By Cindy DeRuyter, J.D.

Can I Write My Own Last Will & Testament?

By Cindy DeRuyter, J.D.

A last will and testament is a legal document that serves multiple functions, including identifying a personal representative to administer your estate and specifying how and to whom your property and assets should be distributed. They often also document parents' wishes regarding guardianship for minor children. It is possible for you to write your own will, so it's not technically necessary to have the assistance of an attorney. However, if it does not meet your state's legal requirements, a court may find it invalid.

Woman looking at laptop screen and writing in notebook

 

Common Elements in Wills

Anyone who is at least 18 years old and is mentally competent can create a will. The definition of mental competence varies by state, but it generally means that you understand what it is, what it does, and how it disposes of your property and other assets.

The length of a will does not matter, as it generally identifies the testator, or the creator; nominates an executor, or personal representative who handles the estate after the testator's death; and names beneficiaries to inherit the assets of the estate.

It can also include many other provisions, including those designating a guardian for minor children, giving the personal representative authority over digital assets, specifying the powers of the personal representative, and more.

State Law Differences

If you decide to write your own will, make sure you understand your state's requirements for making and executing it to be valid.

Each state has its own laws for determining what makes it valid. Some states allow residents to create statutory wills by completing fill-in-the-blank forms provided by the state. Other states allow holographic wills, which are written entirely in the testator's own handwriting.

State laws also govern the execution of these documents. Many states require testators to sign them in the presence of two adult witnesses who are disinterested parties, meaning they're not beneficiaries, so they don't stand to profit from any assets listed in the document. Other states require these documents to be notarized, while others list that notarization could deem the document to be invalid.

Complex Situations

You may want to evaluate several other potential factors before deciding to write your own will.
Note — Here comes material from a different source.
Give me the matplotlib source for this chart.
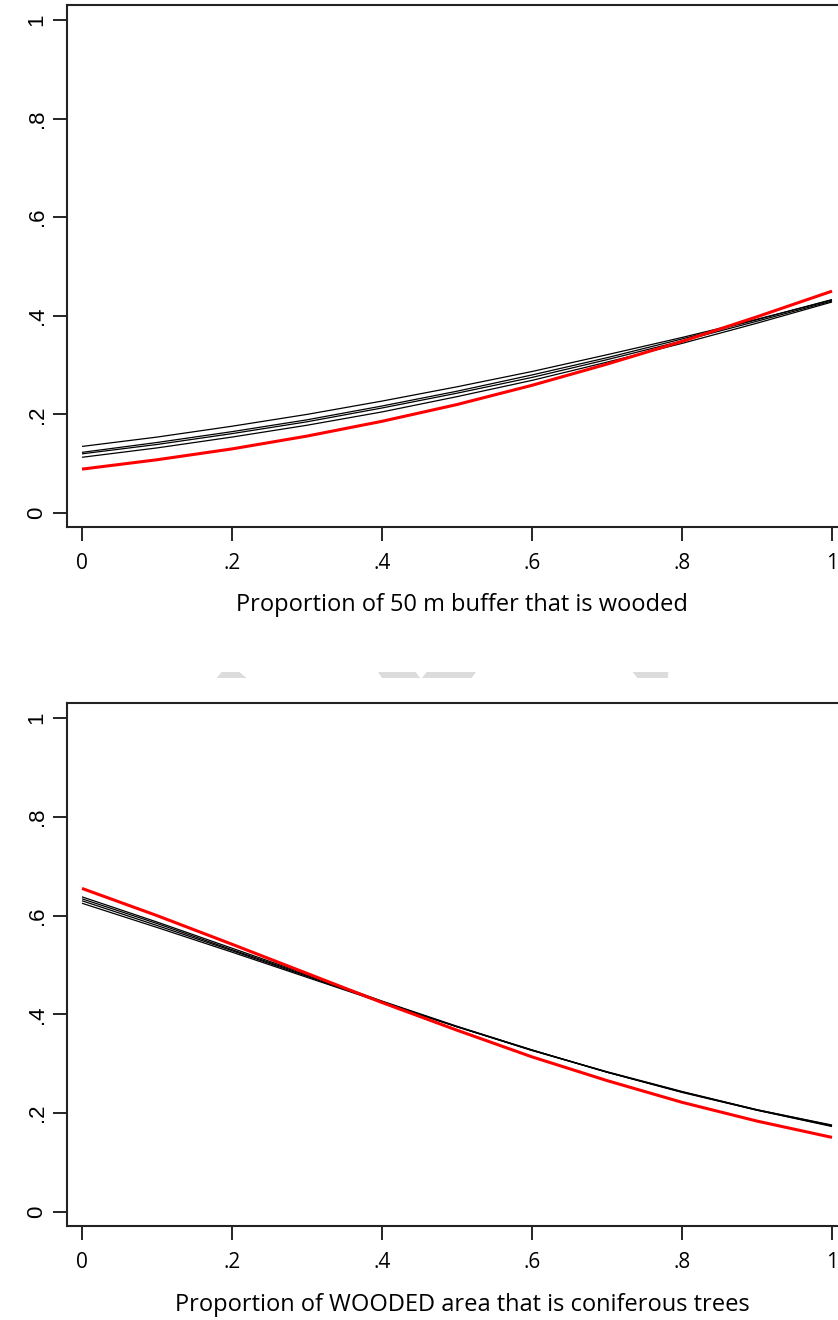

For example, if your estate might be subject to state or federal estate taxes, if you have a blended family, or if you want to leave money to beneficiaries through trust provisions, writing your own will could have unintended consequences. When people don't use the correct terminology or don't understand how to document their wishes clearly, errors can complicate and delay court proceedings.

While you can write your own last will and testament, it's very important to follow your state's requirements. If the court finds it invalid, someone other than your chosen executor could handle your estate and distribute your assets differently than you intended. So if you do draft your will without professional legal help, any problems or errors likely won't come to light until after your death. Consider working with an estate planning attorney licensed to practice law in your state for when you decide to draft this all-important document.